Wie im jetzigen THM sollen durch günstige Raummieten die Produktionskosten freier Gruppen niedrig gehalten werden, was vielen die Arbeit überhaupt erst ermöglicht. Die Verwaltung des THM erwartet, dass wie schon am Koppenplatz der größte Teil der Kosten von den Nutzern getragen wird, sobald der Probenbetrieb läuft. Wer in den nächsten Monaten für die Mehrkosten aufkommt, wird zurzeit noch verhandelt. Da das Gebäude verwaltungstechnisch eine Schule ist und nicht ohne Weiteres vom Bezirk als Kulturstätte genutzt werden kann, übernimmt die Gesellschaft für Stadtentwicklung mit der Stiftung Sozialpädagogisches Institut „Walter May“ bis zum 31. Dezember die Treuhänderschaft für das Haus und vermietet es zur Kostenmiete, also zu den real entstehenden Kosten, an den Verein Förderband. Bis Jahresende soll die Immobilie dann vollständig aus dem Bezirksvermögen herausgelöst und an den Treuhänder übergeben werden, was nur mit einer Zustimmung des Senats möglich ist. Um die höhere Kostenmiete ab Januar 2010 aufbringen zu können, müsste dieser das Haus jährlich mit einer Förderung von rund 100 000 Euro unterstützen. Die Fraktionen des Kulturausschusses im Abgeordnetenhaus befürworten den Antrag für einen zentralen Produktionsort für freies Theater, doch ob die Senatsverwaltung für Finanzen ihre Zustimmung erteilt, hängt von den Haushaltsverhandlungen ab und wird frühestens im Herbst entschieden.

Deshalb konzentriert man sich im THM auf die nächsten Schritte, anstatt auf einen Beschluss zu warten.
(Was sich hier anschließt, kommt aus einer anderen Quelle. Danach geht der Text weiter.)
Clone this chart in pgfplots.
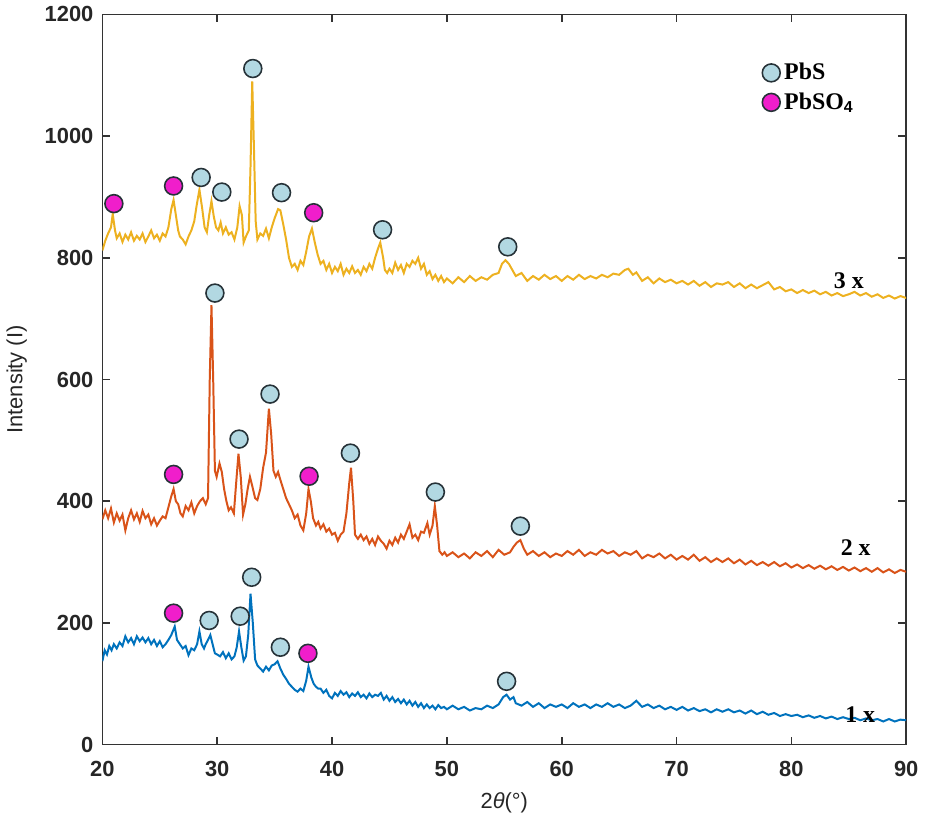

Viel Zeit zum Grübeln bleibt den Künstlern ohnehin nicht, denn schon am 20. Juli müssen sie das Gebäude am Koppenplatz räumen. Um den Probenbetrieb auch während des Umzugs aufrechtzuerhalten, will man schon eine Woche vorher die ersten Probenräume an der Wallstraße fertigstellen. Neugierige, die darauf nicht warten wollen, können sich die neuen Räume bei einem Eröffnungsfest am 3. Juli ansehen, bei dem sich Haus und Künstler am neuen Standort vorstellen. Das könnte vorerst die letzte Gelegenheit sein, den Artisten und Schauspielern live in ihrem Haus bei der Arbeit zuzusehen. Bis in der Wallstraße eine Probenbühne eingerichtet ist, will man ab Oktober mit anderen Spielstätten kooperieren, um übergangsweise einen Not-Spielplan anbieten zu können.

Obwohl noch längst nicht alle Fragen geklärt sind, zeigen sich die Künstler jetzt optimistisch, dass das THM als Produktionsstandort für freies Theater bestehen bleibt. „Es ist ein zentraler Treffpunkt für die freie Szene Berlins und ermöglicht einen einmaligen Austausch verschiedenster Künstler untereinander“, schwärmt Charly Diehl von der Nutzerinitiative Theaterhaus Mitte und versichert, dass die Erhaltung des THM für die Kulturlandschaft der Stadt unerlässlich sei. Ob man das im Senat genauso sieht, wird sich zeigen.